The problem:
Pictures excluded, return the lines below from the first through the line holding "const profiles = d3.range(1, 83);".
# Raw data start
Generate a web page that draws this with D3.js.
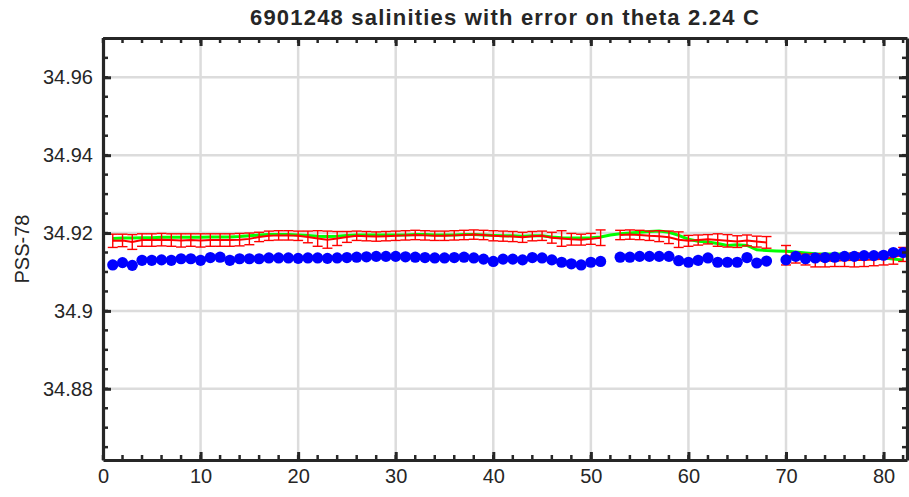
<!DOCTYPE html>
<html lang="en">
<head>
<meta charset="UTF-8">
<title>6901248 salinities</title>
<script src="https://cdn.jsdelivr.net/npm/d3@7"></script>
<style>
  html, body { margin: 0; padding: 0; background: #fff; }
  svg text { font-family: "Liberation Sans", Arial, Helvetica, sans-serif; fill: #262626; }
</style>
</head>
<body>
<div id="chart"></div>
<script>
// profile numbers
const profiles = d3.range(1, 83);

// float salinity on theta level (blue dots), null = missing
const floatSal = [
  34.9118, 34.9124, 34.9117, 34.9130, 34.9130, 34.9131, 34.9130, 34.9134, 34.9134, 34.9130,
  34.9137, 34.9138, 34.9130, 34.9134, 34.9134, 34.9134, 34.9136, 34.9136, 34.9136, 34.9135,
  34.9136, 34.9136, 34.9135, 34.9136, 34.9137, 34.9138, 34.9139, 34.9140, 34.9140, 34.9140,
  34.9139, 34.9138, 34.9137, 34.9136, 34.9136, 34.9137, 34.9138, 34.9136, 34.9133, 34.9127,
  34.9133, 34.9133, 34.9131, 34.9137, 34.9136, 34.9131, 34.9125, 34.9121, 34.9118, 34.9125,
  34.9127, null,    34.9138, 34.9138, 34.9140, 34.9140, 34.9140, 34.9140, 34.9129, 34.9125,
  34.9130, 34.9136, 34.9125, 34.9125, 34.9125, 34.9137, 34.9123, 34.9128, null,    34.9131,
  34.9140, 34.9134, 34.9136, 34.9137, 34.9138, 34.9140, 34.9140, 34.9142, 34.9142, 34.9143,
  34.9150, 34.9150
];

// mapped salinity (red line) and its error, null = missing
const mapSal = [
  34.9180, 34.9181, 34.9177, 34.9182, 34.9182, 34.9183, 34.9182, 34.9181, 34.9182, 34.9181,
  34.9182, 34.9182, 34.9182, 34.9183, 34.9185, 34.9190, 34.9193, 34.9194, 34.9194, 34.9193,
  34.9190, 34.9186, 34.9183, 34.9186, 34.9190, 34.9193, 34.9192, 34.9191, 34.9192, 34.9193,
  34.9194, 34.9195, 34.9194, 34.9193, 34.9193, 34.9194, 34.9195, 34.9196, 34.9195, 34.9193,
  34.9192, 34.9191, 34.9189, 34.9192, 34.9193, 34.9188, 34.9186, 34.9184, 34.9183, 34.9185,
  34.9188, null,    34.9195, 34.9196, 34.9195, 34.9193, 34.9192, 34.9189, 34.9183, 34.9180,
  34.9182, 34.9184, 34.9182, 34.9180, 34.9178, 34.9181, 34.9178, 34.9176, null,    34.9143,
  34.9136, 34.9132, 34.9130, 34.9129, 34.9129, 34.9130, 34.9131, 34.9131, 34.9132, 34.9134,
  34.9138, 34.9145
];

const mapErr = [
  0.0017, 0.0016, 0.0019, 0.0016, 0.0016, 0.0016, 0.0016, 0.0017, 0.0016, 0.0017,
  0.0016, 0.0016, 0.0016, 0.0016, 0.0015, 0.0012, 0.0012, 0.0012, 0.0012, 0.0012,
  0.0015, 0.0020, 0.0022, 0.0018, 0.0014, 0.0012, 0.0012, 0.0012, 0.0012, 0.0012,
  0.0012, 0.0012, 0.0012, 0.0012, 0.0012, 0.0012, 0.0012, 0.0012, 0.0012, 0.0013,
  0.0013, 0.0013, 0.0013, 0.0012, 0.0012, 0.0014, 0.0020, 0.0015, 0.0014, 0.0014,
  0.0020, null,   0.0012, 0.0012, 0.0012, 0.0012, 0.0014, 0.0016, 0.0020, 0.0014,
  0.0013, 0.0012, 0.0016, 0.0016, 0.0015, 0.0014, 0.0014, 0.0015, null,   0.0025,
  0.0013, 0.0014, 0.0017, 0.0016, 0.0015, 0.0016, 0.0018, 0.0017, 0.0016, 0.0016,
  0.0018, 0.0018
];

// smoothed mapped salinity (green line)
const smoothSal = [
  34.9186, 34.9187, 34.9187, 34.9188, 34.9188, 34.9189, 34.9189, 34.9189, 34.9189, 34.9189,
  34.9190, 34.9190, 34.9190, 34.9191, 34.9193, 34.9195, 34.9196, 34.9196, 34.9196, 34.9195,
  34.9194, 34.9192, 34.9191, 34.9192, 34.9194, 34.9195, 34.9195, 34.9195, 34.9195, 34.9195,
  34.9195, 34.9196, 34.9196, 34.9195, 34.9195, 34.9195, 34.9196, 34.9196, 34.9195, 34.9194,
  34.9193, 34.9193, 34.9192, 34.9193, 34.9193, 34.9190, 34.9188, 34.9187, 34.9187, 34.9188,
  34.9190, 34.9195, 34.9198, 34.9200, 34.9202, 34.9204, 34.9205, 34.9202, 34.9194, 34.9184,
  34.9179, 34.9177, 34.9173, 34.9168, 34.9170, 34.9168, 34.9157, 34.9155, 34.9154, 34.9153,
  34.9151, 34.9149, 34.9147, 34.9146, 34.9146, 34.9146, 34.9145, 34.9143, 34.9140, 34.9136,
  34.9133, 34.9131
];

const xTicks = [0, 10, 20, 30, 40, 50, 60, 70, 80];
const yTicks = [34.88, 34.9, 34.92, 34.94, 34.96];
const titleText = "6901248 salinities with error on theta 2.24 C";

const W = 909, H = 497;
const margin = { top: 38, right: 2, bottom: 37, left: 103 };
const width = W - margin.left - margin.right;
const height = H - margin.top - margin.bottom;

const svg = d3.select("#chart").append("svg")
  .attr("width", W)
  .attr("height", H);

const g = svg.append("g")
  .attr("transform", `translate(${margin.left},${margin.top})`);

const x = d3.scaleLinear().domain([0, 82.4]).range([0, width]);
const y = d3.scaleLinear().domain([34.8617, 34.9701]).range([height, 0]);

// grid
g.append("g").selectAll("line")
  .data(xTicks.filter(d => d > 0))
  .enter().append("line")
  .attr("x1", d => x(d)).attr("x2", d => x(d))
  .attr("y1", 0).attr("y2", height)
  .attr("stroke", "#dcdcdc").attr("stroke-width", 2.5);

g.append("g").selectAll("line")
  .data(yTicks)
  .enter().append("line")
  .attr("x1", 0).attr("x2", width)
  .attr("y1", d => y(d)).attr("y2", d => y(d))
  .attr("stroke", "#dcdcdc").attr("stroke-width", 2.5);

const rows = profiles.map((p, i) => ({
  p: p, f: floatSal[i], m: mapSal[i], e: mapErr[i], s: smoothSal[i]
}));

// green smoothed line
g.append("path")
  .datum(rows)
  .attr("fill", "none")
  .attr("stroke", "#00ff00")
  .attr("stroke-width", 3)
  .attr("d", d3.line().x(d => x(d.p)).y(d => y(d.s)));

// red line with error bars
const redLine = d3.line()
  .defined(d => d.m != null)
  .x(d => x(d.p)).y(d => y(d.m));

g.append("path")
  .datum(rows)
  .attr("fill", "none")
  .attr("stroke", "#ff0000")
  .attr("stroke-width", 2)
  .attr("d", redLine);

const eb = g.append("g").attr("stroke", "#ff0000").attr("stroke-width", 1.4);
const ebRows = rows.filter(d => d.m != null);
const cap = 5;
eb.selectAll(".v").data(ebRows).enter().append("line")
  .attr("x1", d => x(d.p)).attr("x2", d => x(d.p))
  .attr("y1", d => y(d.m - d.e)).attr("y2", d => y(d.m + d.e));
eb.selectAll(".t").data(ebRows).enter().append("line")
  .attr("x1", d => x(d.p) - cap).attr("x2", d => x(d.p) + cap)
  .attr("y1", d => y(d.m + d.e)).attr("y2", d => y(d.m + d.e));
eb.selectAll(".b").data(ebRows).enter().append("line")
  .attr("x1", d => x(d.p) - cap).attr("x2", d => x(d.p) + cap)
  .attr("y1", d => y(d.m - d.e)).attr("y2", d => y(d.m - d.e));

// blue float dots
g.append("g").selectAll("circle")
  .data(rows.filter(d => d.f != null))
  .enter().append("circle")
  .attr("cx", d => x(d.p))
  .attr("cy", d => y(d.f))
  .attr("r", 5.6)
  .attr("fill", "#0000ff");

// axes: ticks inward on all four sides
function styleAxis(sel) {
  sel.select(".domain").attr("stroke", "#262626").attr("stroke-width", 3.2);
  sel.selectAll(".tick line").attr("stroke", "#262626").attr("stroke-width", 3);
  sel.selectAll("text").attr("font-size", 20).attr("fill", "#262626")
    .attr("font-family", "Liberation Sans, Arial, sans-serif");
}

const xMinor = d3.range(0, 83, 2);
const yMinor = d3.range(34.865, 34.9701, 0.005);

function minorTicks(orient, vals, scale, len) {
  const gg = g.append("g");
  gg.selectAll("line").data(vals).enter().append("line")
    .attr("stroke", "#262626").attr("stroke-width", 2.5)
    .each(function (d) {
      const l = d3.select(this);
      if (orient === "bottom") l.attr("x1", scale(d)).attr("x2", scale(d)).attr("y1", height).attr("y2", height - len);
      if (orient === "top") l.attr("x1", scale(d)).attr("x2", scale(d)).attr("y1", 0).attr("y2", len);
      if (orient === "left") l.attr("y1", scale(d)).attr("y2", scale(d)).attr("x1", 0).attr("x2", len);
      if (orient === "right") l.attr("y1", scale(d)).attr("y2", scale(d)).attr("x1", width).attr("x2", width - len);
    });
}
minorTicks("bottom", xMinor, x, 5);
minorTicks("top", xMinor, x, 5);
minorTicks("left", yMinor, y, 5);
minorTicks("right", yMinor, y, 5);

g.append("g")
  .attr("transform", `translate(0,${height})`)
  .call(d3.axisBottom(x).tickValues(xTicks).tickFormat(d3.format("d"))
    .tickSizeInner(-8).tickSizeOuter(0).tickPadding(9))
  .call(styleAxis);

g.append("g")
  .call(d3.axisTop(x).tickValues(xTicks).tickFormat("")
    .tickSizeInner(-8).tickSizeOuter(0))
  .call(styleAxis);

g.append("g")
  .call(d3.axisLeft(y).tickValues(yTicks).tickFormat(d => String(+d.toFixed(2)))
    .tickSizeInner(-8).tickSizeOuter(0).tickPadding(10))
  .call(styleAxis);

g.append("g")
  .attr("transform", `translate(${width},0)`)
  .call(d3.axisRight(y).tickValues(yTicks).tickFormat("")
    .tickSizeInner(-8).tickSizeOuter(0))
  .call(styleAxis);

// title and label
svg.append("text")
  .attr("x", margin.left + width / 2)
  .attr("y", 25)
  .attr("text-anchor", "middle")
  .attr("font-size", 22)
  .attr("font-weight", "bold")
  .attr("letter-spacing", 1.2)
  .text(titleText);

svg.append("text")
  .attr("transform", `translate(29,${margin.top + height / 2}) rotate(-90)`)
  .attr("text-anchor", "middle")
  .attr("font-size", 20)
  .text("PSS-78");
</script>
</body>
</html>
# Raw data end
Result for this exercise:
Generate a web page that draws this with D3.js.
<!DOCTYPE html>
<html lang="en">
<head>
<meta charset="UTF-8">
<title>6901248 salinities</title>
<script src="https://cdn.jsdelivr.net/npm/d3@7"></script>
<style>
  html, body { margin: 0; padding: 0; background: #fff; }
  svg text { font-family: "Liberation Sans", Arial, Helvetica, sans-serif; fill: #262626; }
</style>
</head>
<body>
<div id="chart"></div>
<script>
// profile numbers
const profiles = d3.range(1, 83);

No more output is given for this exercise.